▶ [Task requirements]:
Work out how many lines of the records contain "this". Answer with the number and nothing else.

--

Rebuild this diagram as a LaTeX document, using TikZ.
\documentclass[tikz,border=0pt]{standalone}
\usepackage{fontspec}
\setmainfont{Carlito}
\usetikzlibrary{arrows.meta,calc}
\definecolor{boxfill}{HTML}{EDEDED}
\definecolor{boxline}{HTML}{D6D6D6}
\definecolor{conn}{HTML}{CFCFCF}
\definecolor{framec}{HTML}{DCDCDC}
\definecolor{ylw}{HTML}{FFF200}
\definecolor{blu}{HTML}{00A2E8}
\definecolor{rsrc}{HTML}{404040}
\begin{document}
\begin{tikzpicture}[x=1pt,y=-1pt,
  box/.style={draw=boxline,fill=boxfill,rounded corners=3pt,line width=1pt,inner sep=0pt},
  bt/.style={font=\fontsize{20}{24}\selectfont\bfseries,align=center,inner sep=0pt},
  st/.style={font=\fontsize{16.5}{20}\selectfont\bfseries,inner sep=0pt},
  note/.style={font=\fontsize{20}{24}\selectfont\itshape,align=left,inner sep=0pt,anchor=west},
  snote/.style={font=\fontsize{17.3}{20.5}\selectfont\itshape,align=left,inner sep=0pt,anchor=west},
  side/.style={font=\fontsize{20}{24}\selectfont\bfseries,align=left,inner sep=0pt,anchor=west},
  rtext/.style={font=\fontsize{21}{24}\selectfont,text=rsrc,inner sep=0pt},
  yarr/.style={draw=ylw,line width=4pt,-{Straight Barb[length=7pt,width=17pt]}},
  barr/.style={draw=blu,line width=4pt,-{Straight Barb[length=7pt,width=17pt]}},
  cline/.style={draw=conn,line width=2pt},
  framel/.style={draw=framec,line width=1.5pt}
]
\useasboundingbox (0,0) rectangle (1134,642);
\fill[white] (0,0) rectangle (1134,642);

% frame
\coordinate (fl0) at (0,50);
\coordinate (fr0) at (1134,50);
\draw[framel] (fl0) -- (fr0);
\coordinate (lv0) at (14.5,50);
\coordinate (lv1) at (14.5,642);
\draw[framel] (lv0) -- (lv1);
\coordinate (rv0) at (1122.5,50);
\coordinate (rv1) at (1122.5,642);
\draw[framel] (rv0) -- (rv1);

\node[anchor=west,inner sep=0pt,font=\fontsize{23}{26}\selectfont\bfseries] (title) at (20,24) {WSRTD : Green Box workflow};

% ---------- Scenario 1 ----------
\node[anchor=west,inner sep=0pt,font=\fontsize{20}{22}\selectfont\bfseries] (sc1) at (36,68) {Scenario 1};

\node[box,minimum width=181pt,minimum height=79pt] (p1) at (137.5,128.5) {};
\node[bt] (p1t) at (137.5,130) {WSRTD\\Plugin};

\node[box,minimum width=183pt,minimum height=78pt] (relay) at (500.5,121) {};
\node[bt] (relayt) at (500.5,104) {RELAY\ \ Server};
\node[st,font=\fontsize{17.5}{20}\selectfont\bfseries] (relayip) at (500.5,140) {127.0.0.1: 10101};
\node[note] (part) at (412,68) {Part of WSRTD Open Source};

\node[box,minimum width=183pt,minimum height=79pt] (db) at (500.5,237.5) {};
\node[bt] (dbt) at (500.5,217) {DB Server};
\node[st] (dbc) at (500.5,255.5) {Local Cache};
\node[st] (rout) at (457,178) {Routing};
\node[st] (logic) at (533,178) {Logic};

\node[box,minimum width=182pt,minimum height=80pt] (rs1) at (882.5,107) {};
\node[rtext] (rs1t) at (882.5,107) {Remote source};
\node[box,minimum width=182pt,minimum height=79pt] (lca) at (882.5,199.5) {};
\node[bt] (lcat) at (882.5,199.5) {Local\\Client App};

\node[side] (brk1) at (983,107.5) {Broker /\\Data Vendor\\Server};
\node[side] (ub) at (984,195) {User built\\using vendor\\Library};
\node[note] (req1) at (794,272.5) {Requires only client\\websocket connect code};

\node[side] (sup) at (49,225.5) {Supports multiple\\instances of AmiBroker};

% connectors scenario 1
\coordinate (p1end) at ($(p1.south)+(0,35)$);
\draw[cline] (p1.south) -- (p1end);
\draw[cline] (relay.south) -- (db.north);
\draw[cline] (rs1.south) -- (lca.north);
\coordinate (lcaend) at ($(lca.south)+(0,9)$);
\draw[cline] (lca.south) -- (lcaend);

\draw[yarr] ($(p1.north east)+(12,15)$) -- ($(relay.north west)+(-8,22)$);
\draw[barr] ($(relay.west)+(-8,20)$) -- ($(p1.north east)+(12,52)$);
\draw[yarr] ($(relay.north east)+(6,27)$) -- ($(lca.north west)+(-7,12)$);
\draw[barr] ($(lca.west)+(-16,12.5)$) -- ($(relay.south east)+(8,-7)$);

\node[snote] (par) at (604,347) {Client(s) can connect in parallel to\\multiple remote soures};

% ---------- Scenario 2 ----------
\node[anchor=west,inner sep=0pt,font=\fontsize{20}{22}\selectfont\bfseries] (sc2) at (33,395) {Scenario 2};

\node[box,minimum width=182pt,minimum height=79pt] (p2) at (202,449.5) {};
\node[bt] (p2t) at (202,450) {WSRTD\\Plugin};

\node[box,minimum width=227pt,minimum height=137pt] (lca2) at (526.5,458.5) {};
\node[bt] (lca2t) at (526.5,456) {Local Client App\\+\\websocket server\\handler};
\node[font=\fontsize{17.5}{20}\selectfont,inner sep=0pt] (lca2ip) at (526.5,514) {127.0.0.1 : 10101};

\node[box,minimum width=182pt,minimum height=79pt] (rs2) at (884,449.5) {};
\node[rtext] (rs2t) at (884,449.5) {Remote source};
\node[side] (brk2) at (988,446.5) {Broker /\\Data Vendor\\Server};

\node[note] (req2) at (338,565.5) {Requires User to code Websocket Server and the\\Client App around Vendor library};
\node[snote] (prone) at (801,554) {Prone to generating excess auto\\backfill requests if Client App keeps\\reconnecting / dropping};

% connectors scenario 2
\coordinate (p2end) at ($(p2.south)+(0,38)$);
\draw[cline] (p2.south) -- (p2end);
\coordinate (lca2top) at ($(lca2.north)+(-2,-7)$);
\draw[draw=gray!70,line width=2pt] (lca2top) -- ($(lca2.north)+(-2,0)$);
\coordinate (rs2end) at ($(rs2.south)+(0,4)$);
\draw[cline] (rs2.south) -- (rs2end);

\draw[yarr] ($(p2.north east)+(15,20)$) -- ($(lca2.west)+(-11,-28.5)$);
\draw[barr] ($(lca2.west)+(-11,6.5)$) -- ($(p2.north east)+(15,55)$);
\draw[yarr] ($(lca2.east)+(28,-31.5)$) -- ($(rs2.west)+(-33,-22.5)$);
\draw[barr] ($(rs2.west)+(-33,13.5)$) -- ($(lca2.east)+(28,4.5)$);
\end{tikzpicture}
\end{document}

--

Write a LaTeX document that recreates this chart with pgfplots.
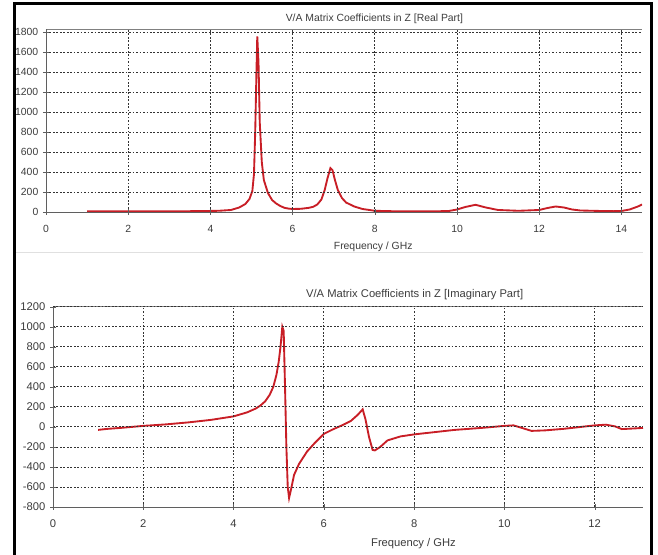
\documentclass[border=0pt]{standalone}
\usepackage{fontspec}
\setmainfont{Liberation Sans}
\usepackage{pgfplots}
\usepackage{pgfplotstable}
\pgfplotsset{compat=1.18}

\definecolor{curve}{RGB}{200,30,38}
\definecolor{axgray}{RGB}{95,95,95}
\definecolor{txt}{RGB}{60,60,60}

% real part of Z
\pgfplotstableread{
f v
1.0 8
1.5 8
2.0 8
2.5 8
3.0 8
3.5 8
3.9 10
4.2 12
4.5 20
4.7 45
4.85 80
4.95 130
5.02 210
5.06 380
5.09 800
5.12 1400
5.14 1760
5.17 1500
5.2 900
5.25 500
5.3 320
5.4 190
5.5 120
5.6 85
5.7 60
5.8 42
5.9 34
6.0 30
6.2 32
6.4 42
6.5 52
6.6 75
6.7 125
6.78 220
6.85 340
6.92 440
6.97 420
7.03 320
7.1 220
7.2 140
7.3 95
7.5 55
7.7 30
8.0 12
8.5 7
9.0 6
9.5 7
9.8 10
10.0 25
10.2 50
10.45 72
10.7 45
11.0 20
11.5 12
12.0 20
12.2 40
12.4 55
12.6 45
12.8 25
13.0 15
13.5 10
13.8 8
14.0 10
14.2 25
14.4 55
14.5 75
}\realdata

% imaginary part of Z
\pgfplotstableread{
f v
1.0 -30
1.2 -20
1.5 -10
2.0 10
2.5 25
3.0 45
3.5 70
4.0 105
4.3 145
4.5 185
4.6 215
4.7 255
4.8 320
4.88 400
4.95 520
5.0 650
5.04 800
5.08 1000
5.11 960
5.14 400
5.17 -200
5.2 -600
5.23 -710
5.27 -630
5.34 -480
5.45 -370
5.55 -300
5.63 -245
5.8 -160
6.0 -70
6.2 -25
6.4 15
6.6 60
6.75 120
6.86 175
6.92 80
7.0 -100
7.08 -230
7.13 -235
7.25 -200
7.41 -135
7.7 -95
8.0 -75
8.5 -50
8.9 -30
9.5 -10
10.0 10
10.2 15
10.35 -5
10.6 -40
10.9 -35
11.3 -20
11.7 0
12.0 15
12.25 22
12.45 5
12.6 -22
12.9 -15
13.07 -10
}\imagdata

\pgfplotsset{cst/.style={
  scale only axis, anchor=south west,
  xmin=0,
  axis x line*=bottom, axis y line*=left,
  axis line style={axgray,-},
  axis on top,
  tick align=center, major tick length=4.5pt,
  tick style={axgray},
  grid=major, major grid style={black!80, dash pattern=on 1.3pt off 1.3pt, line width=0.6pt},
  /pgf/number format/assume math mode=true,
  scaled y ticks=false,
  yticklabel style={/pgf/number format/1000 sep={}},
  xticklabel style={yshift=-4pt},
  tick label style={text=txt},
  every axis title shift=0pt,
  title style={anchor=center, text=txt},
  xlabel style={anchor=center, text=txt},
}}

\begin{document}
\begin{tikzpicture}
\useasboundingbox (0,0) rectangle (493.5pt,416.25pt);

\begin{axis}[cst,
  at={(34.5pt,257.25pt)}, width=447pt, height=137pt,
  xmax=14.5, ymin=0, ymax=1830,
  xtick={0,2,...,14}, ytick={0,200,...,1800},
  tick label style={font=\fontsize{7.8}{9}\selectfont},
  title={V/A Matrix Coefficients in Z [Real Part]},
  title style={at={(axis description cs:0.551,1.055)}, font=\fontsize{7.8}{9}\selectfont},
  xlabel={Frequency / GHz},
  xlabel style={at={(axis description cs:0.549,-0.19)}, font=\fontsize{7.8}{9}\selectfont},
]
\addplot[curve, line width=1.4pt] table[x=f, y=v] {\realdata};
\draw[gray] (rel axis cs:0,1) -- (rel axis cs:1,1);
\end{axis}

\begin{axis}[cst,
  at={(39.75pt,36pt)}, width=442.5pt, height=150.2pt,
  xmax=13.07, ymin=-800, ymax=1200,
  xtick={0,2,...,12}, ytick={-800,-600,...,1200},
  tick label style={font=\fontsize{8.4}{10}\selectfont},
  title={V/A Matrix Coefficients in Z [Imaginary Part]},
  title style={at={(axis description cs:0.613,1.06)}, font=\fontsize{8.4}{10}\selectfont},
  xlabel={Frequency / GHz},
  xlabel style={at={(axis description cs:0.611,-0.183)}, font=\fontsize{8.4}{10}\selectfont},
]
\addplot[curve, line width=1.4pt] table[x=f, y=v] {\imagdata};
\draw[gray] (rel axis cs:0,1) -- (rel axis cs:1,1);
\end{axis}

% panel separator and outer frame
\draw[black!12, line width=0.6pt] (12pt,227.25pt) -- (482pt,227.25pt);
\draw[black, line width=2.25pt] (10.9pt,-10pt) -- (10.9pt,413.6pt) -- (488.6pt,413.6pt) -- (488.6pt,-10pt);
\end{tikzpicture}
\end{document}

--

▶ [The response]:
2